*Records shown*:
============

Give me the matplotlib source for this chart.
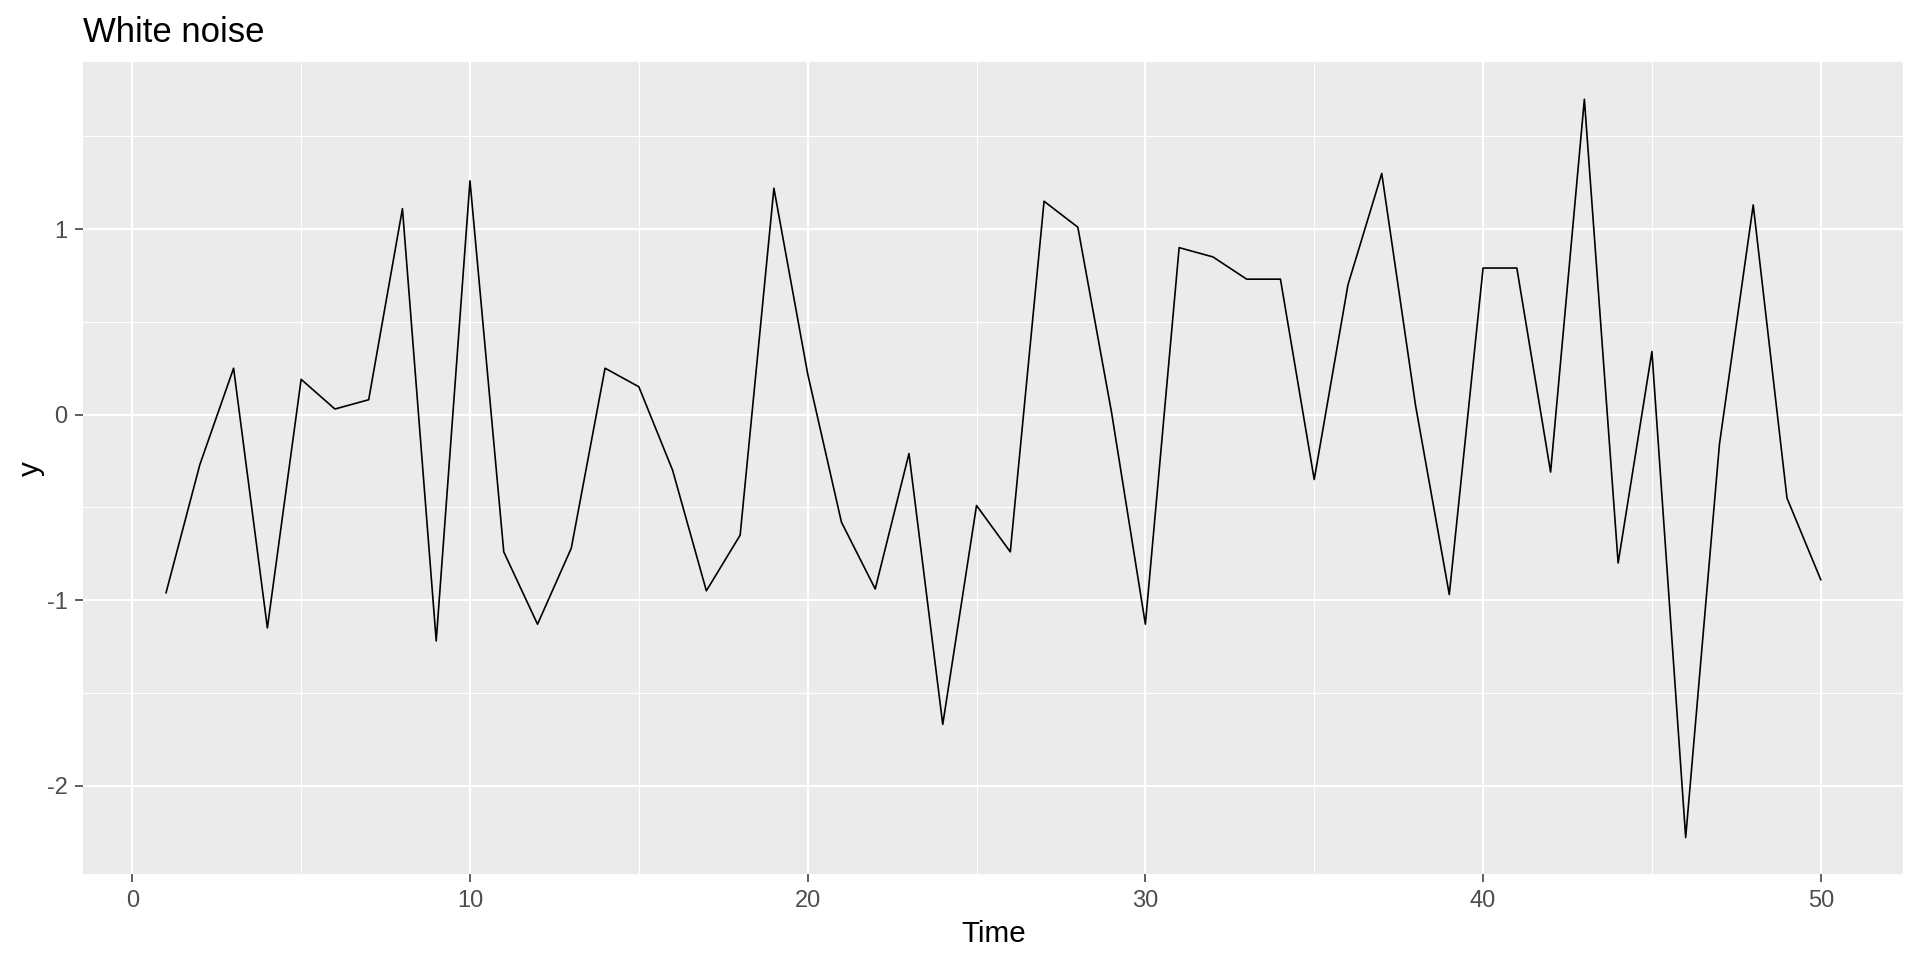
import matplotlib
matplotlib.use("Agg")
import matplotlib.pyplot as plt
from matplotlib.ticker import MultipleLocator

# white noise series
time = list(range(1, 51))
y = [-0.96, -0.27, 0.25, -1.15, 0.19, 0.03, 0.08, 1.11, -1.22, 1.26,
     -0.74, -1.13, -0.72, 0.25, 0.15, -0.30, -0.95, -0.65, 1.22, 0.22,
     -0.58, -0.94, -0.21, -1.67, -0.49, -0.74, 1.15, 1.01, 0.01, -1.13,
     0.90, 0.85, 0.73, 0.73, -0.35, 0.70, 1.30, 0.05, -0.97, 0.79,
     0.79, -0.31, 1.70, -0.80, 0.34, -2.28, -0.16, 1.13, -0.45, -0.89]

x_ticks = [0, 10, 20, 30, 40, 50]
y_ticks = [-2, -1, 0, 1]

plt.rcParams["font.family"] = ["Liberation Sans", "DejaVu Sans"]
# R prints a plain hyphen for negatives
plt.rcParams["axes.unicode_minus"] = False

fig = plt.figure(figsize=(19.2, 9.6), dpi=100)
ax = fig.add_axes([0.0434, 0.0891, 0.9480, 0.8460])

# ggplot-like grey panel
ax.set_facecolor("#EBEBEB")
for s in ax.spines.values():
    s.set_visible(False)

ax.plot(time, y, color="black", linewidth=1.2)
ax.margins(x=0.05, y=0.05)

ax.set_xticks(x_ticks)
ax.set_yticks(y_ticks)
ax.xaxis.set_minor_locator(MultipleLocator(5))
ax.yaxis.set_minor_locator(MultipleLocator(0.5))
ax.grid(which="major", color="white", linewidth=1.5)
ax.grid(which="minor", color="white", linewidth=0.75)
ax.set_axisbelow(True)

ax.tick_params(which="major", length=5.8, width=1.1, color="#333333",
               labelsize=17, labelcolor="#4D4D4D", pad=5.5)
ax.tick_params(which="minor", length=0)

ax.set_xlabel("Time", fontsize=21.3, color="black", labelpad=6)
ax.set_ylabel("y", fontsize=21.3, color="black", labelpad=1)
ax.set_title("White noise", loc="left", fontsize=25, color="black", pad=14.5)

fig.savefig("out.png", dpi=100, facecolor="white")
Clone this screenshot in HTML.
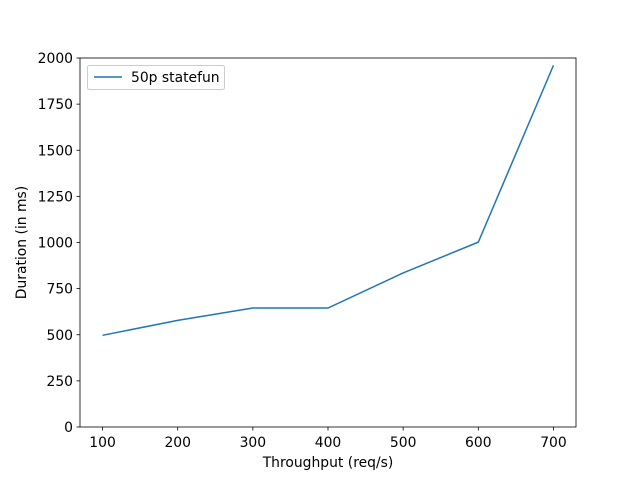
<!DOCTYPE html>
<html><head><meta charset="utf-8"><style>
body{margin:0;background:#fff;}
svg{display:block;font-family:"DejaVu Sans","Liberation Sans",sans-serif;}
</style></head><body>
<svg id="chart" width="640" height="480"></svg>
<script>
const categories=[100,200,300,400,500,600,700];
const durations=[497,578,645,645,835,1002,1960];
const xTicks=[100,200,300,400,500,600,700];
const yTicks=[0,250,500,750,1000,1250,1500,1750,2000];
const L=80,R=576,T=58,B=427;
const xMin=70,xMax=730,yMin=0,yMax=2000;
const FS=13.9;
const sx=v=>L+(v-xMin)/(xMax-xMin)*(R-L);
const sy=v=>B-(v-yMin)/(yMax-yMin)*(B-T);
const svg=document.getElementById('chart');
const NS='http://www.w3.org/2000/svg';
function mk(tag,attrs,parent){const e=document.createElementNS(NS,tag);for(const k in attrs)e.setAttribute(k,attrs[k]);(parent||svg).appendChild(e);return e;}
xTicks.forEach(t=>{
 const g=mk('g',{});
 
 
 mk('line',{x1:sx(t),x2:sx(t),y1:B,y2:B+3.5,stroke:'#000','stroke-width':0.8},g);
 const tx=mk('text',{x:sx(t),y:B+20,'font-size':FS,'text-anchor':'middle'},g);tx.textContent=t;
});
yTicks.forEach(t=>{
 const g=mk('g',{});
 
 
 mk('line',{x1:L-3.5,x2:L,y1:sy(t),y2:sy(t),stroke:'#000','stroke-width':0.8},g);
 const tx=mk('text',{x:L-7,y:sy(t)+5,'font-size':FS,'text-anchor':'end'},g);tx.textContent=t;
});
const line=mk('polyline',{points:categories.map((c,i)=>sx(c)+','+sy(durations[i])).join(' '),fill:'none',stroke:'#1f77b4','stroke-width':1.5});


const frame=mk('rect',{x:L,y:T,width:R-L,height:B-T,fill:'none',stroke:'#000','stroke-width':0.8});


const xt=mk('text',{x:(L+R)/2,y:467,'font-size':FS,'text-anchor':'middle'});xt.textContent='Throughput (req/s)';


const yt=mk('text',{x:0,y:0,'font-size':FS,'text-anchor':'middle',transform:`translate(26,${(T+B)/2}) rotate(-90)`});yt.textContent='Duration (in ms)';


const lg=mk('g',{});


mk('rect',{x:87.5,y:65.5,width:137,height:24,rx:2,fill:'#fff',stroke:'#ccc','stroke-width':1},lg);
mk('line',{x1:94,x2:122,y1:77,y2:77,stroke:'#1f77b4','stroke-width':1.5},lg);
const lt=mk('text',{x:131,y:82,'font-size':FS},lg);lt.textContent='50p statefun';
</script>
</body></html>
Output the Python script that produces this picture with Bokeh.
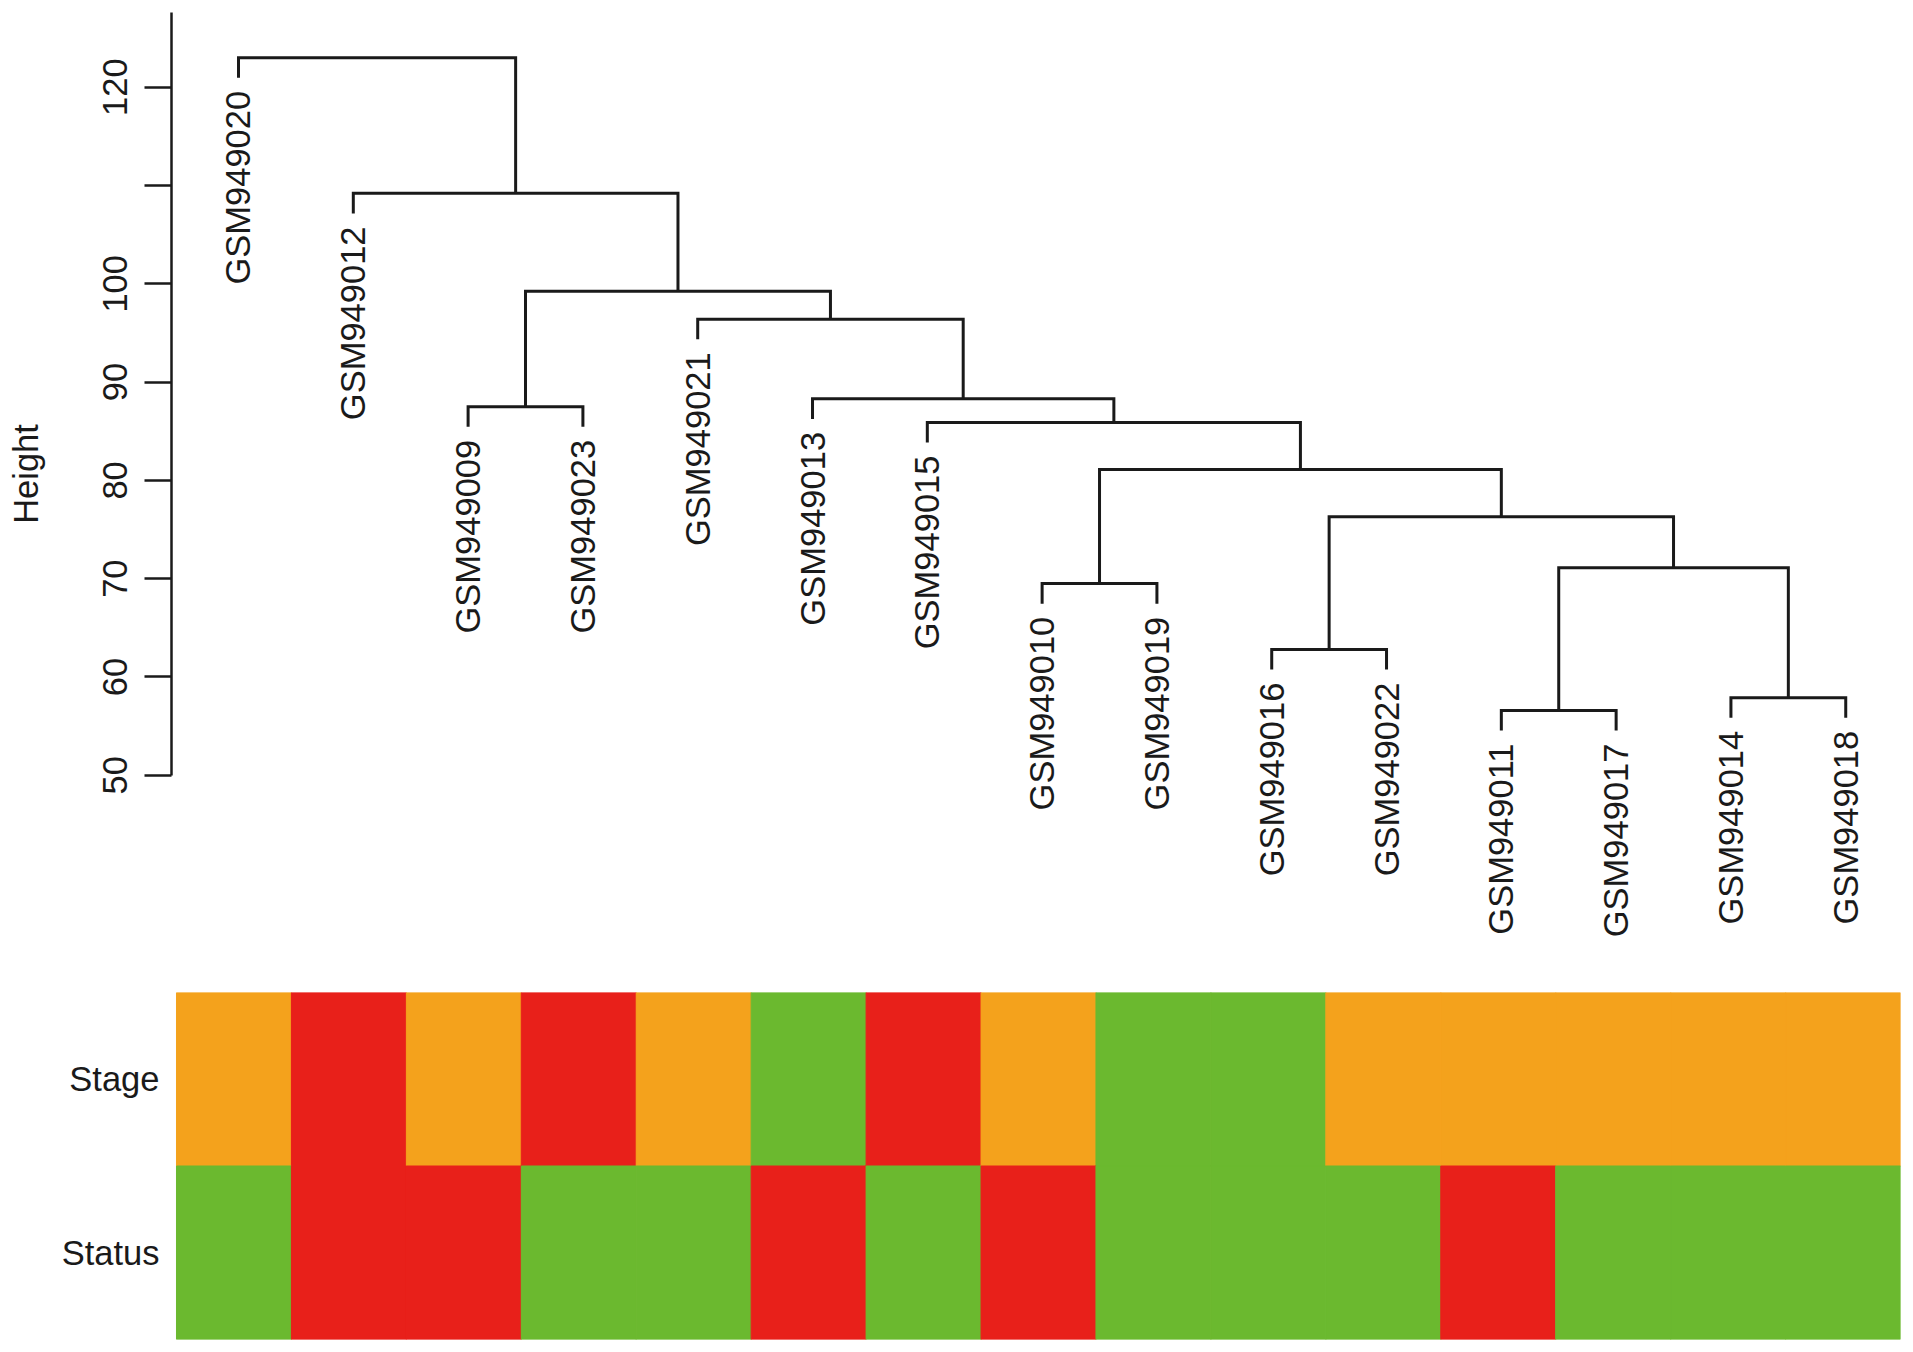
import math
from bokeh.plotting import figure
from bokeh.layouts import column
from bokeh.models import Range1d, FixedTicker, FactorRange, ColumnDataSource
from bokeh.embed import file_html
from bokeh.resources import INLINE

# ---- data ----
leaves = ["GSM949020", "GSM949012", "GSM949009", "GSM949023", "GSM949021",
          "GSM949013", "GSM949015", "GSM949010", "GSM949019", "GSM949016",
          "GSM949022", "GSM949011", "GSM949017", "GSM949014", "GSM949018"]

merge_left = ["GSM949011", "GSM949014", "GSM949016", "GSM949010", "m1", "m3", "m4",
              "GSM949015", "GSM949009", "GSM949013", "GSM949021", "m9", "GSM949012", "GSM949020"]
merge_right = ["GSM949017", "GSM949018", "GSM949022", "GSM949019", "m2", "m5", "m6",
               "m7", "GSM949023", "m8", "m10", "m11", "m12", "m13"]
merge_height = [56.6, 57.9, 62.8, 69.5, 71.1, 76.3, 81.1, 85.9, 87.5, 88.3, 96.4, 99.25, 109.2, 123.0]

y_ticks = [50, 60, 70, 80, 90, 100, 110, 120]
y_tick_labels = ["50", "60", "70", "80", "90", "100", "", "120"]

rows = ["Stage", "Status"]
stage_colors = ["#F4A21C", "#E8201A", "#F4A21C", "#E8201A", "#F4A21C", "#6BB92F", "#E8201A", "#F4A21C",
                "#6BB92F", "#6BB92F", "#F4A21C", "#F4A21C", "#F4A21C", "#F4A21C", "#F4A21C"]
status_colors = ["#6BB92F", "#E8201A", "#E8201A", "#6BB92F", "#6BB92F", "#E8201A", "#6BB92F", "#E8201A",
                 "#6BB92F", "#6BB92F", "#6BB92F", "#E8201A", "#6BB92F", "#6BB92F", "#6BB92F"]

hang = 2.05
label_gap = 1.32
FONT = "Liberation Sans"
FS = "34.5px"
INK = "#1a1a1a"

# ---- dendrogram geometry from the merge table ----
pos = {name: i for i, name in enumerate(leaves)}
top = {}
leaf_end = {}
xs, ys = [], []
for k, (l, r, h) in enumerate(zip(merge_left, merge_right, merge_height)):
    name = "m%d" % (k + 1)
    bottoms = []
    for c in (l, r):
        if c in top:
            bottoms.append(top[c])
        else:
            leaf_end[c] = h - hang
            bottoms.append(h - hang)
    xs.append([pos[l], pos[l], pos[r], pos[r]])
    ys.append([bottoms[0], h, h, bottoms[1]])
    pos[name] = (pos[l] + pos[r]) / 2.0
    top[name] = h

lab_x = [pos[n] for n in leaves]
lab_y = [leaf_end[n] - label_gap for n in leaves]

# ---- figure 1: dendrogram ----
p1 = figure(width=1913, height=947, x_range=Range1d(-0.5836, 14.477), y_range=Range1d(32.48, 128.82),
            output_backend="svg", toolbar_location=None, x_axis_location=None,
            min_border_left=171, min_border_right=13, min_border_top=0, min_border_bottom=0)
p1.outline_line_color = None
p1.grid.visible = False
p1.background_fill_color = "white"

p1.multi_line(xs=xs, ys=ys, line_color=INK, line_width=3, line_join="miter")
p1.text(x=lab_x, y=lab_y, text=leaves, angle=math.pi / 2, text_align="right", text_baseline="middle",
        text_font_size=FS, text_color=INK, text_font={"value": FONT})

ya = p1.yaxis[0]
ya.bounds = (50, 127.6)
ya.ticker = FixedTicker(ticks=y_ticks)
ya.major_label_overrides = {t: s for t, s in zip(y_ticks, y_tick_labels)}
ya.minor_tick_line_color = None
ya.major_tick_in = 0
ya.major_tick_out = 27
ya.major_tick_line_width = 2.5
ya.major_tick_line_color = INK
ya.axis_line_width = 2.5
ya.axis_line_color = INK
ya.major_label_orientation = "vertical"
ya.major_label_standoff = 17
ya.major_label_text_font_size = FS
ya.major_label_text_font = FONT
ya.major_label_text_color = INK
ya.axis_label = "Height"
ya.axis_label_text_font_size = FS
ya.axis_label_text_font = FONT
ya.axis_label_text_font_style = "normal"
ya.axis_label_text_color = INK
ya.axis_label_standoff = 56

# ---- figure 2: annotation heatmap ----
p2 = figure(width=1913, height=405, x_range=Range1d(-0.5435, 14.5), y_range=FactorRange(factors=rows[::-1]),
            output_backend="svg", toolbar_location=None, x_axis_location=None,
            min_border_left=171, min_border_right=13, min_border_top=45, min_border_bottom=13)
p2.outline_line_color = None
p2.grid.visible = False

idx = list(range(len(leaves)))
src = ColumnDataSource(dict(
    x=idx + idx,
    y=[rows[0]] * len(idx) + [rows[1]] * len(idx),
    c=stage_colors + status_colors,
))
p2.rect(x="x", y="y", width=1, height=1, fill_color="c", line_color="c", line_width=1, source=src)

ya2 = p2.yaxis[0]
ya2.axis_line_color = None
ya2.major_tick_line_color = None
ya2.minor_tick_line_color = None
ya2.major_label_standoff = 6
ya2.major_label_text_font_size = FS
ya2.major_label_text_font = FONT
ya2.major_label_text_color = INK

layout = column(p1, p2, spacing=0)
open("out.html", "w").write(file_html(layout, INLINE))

============

*Short problem*: Find how many lines of the entries contain "chart". Respond with the number only.

*Worked solution*: 3